WHAT THE EXERCISE ASKS: The records below are made of lines; count those holding the word "this" and give the number only.

○ ○ ○ ○ ○ ○ ○

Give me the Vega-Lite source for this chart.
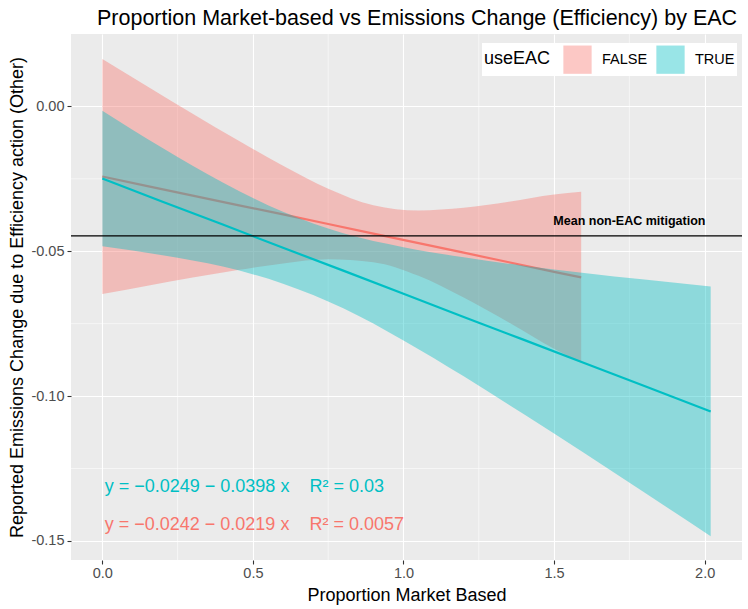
{
  "$schema": "https://vega.github.io/schema/vega-lite/v6.json",
  "width": 671,
  "height": 526,
  "autosize": "none",
  "padding": {"left": 71, "top": 34, "right": 6, "bottom": 49},
  "background": "white",
  "config": {
    "view": {"fill": "#EBEBEB", "stroke": null},
    "font": "Liberation Sans",
    "axis": {
      "domain": false,
      "grid": true,
      "gridColor": "white",
      "gridWidth": 1.1,
      "tickColor": "#333333",
      "tickSize": 4,
      "tickWidth": 1.1,
      "labelColor": "#4D4D4D",
      "labelFontSize": 14.5,
      "labelFont": "Liberation Sans",
      "titleFont": "Liberation Sans",
      "titleFontSize": 18,
      "titleFontWeight": "normal",
      "titleColor": "black"
    }
  },
  "title": {
    "text": "Proportion Market-based vs Emissions Change (Efficiency) by EAC",
    "anchor": "start",
    "frame": "group",
    "dx": 26,
    "fontSize": 21.5,
    "fontWeight": "normal",
    "color": "black",
    "font": "Liberation Sans",
    "offset": 4
  },
  "datasets": {
    "bands": [
      {"useEAC": "FALSE", "x": 0, "fit": -0.0242, "lo": -0.0648, "hi": 0.0164},
      {"useEAC": "FALSE", "x": 0.15, "fit": -0.0275, "lo": -0.0619, "hi": 0.0069},
      {"useEAC": "FALSE", "x": 0.3, "fit": -0.0308, "lo": -0.0591, "hi": -0.0025},
      {"useEAC": "FALSE", "x": 0.45, "fit": -0.0341, "lo": -0.0565, "hi": -0.0117},
      {"useEAC": "FALSE", "x": 0.6, "fit": -0.0373, "lo": -0.0542, "hi": -0.0205},
      {"useEAC": "FALSE", "x": 0.75, "fit": -0.0406, "lo": -0.0528, "hi": -0.0284},
      {"useEAC": "FALSE", "x": 0.9, "fit": -0.0439, "lo": -0.0538, "hi": -0.0341},
      {"useEAC": "FALSE", "x": 1.05, "fit": -0.0472, "lo": -0.0585, "hi": -0.0359},
      {"useEAC": "FALSE", "x": 1.2, "fit": -0.0505, "lo": -0.0660, "hi": -0.0350},
      {"useEAC": "FALSE", "x": 1.35, "fit": -0.0538, "lo": -0.0746, "hi": -0.0329},
      {"useEAC": "FALSE", "x": 1.5, "fit": -0.0571, "lo": -0.0837, "hi": -0.0304},
      {"useEAC": "FALSE", "x": 1.59, "fit": -0.0590, "lo": -0.0885, "hi": -0.0295},
      {"useEAC": "TRUE", "x": 0, "fit": -0.0249, "lo": -0.0483, "hi": -0.0015},
      {"useEAC": "TRUE", "x": 0.2, "fit": -0.0329, "lo": -0.0514, "hi": -0.0144},
      {"useEAC": "TRUE", "x": 0.4, "fit": -0.0408, "lo": -0.0553, "hi": -0.0263},
      {"useEAC": "TRUE", "x": 0.6, "fit": -0.0488, "lo": -0.0612, "hi": -0.0364},
      {"useEAC": "TRUE", "x": 0.8, "fit": -0.0567, "lo": -0.0697, "hi": -0.0438},
      {"useEAC": "TRUE", "x": 1.0, "fit": -0.0647, "lo": -0.0808, "hi": -0.0486},
      {"useEAC": "TRUE", "x": 1.2, "fit": -0.0727, "lo": -0.0932, "hi": -0.0521},
      {"useEAC": "TRUE", "x": 1.4, "fit": -0.0806, "lo": -0.1063, "hi": -0.0550},
      {"useEAC": "TRUE", "x": 1.6, "fit": -0.0886, "lo": -0.1197, "hi": -0.0575},
      {"useEAC": "TRUE", "x": 1.8, "fit": -0.0965, "lo": -0.1333, "hi": -0.0598},
      {"useEAC": "TRUE", "x": 2.02, "fit": -0.1053, "lo": -0.1484, "hi": -0.0622}
    ],
    "minorx": [{"v": 0.25}, {"v": 0.75}, {"v": 1.25}, {"v": 1.75}],
    "minory": [{"v": -0.025}, {"v": -0.075}, {"v": -0.125}],
    "annot": [{"label": "Mean non-EAC mitigation", "mean": -0.0447}]
  },
  "layer": [
    {
      "data": {"name": "minorx"},
      "mark": {"type": "rule", "color": "white", "strokeWidth": 0.55},
      "encoding": {
        "x": {"field": "v", "type": "quantitative", "scale": {"domain": [-0.104, 2.124], "nice": false, "zero": false},
          "axis": {"values": [0, 0.5, 1, 1.5, 2], "format": ".1f", "title": "Proportion Market Based", "titlePadding": 7, "labelPadding": 2}}
      }
    },
    {
      "data": {"name": "minory"},
      "mark": {"type": "rule", "color": "white", "strokeWidth": 0.55},
      "encoding": {
        "y": {"field": "v", "type": "quantitative", "scale": {"domain": [-0.1566, 0.025], "nice": false, "zero": false},
          "axis": {"values": [0, -0.05, -0.1, -0.15], "labelExpr": "replace(format(datum.value, '.2f'), '\u2212', '-')", "title": "Reported Emissions Change due to Efficiency action (Other)", "titlePadding": 4, "labelPadding": 3}}
      }
    },
    {
      "data": {"name": "bands"},
      "transform": [{"filter": "datum.useEAC == 'FALSE'"}],
      "mark": {"type": "area", "opacity": 0.4, "interpolate": "monotone"},
      "encoding": {
        "x": {"field": "x", "type": "quantitative"},
        "y": {"field": "lo", "type": "quantitative"},
        "y2": {"field": "hi"},
        "color": {"field": "useEAC", "type": "nominal", "scale": {"domain": ["FALSE", "TRUE"], "range": ["#F8766D", "#00BFC4"]},
          "legend": {
            "title": "useEAC", "orient": "none", "legendX": 411, "legendY": 9, "direction": "horizontal",
            "titleOrient": "left", "titleFontSize": 18, "titleFontWeight": "normal", "titleColor": "black", "titleFont": "Liberation Sans",
            "labelFontSize": 14.5, "labelColor": "black", "labelFont": "Liberation Sans",
            "symbolType": "square", "symbolSize": 800, "symbolOpacity": 0.4, "symbolStrokeWidth": 0,
            "fillColor": "white", "padding": 2, "labelOffset": 10, "columnPadding": 8, "titlePadding": 12
          }}
      }
    },
    {
      "data": {"name": "bands"},
      "transform": [{"filter": "datum.useEAC == 'FALSE'"}],
      "mark": {"type": "line", "strokeWidth": 2.2},
      "encoding": {
        "x": {"field": "x", "type": "quantitative"},
        "y": {"field": "fit", "type": "quantitative"},
        "color": {"field": "useEAC", "type": "nominal"}
      }
    },
    {
      "data": {"name": "bands"},
      "transform": [{"filter": "datum.useEAC == 'TRUE'"}],
      "mark": {"type": "area", "opacity": 0.4, "interpolate": "monotone"},
      "encoding": {
        "x": {"field": "x", "type": "quantitative"},
        "y": {"field": "lo", "type": "quantitative"},
        "y2": {"field": "hi"},
        "color": {"field": "useEAC", "type": "nominal"}
      }
    },
    {
      "data": {"name": "bands"},
      "transform": [{"filter": "datum.useEAC == 'TRUE'"}],
      "mark": {"type": "line", "strokeWidth": 2.2},
      "encoding": {
        "x": {"field": "x", "type": "quantitative"},
        "y": {"field": "fit", "type": "quantitative"},
        "color": {"field": "useEAC", "type": "nominal"}
      }
    },
    {
      "data": {"name": "annot"},
      "mark": {"type": "rule", "color": "black", "strokeWidth": 1.1},
      "encoding": {"y": {"field": "mean", "type": "quantitative"}}
    },
    {
      "data": {"name": "annot"},
      "mark": {"type": "text", "fontSize": 12.5, "fontWeight": "bold", "color": "black", "align": "center", "baseline": "middle", "font": "Liberation Sans"},
      "encoding": {"text": {"field": "label"}, "x": {"datum": 1.75, "type": "quantitative"}, "y": {"datum": -0.0395, "type": "quantitative"}}
    },
    {
      "data": {"values": [{"eq": "y = \u22120.0249 \u2212 0.0398 x\u00a0\u00a0\u00a0\u00a0R\u00b2 = 0.03"}]},
      "mark": {"type": "text", "fontSize": 18, "color": "#00BFC4", "align": "left", "baseline": "middle", "font": "Liberation Sans"},
      "encoding": {"text": {"field": "eq"}, "x": {"datum": 0.008, "type": "quantitative"}, "y": {"datum": -0.1314, "type": "quantitative"}}
    },
    {
      "data": {"values": [{"eq": "y = \u22120.0242 \u2212 0.0219 x\u00a0\u00a0\u00a0\u00a0R\u00b2 = 0.0057"}]},
      "mark": {"type": "text", "fontSize": 18, "color": "#F8766D", "align": "left", "baseline": "middle", "font": "Liberation Sans"},
      "encoding": {"text": {"field": "eq"}, "x": {"datum": 0.008, "type": "quantitative"}, "y": {"datum": -0.1445, "type": "quantitative"}}
    }
  ]
}
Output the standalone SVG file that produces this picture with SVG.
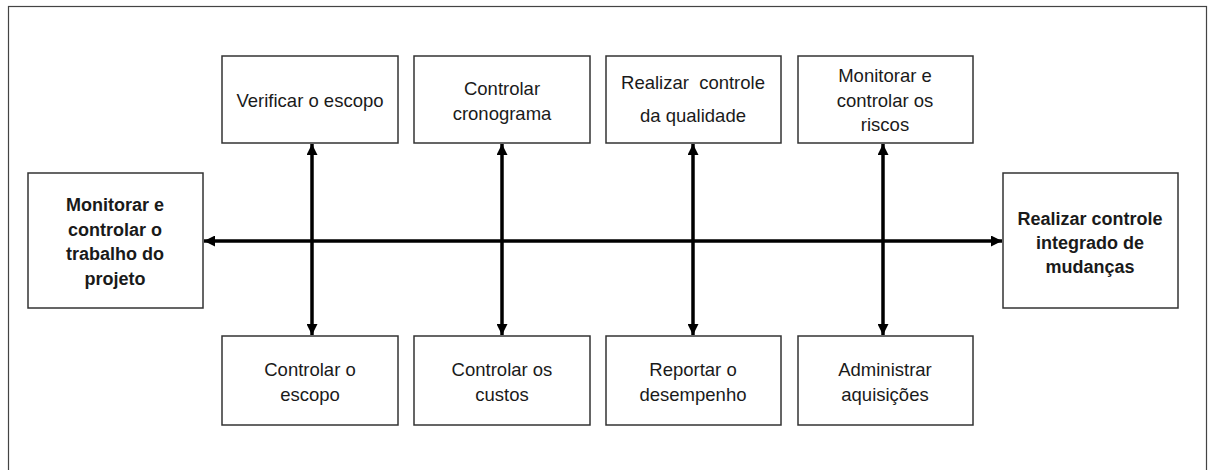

○ ○ ○ ○ ○ ○ ○

RESPONSE: 2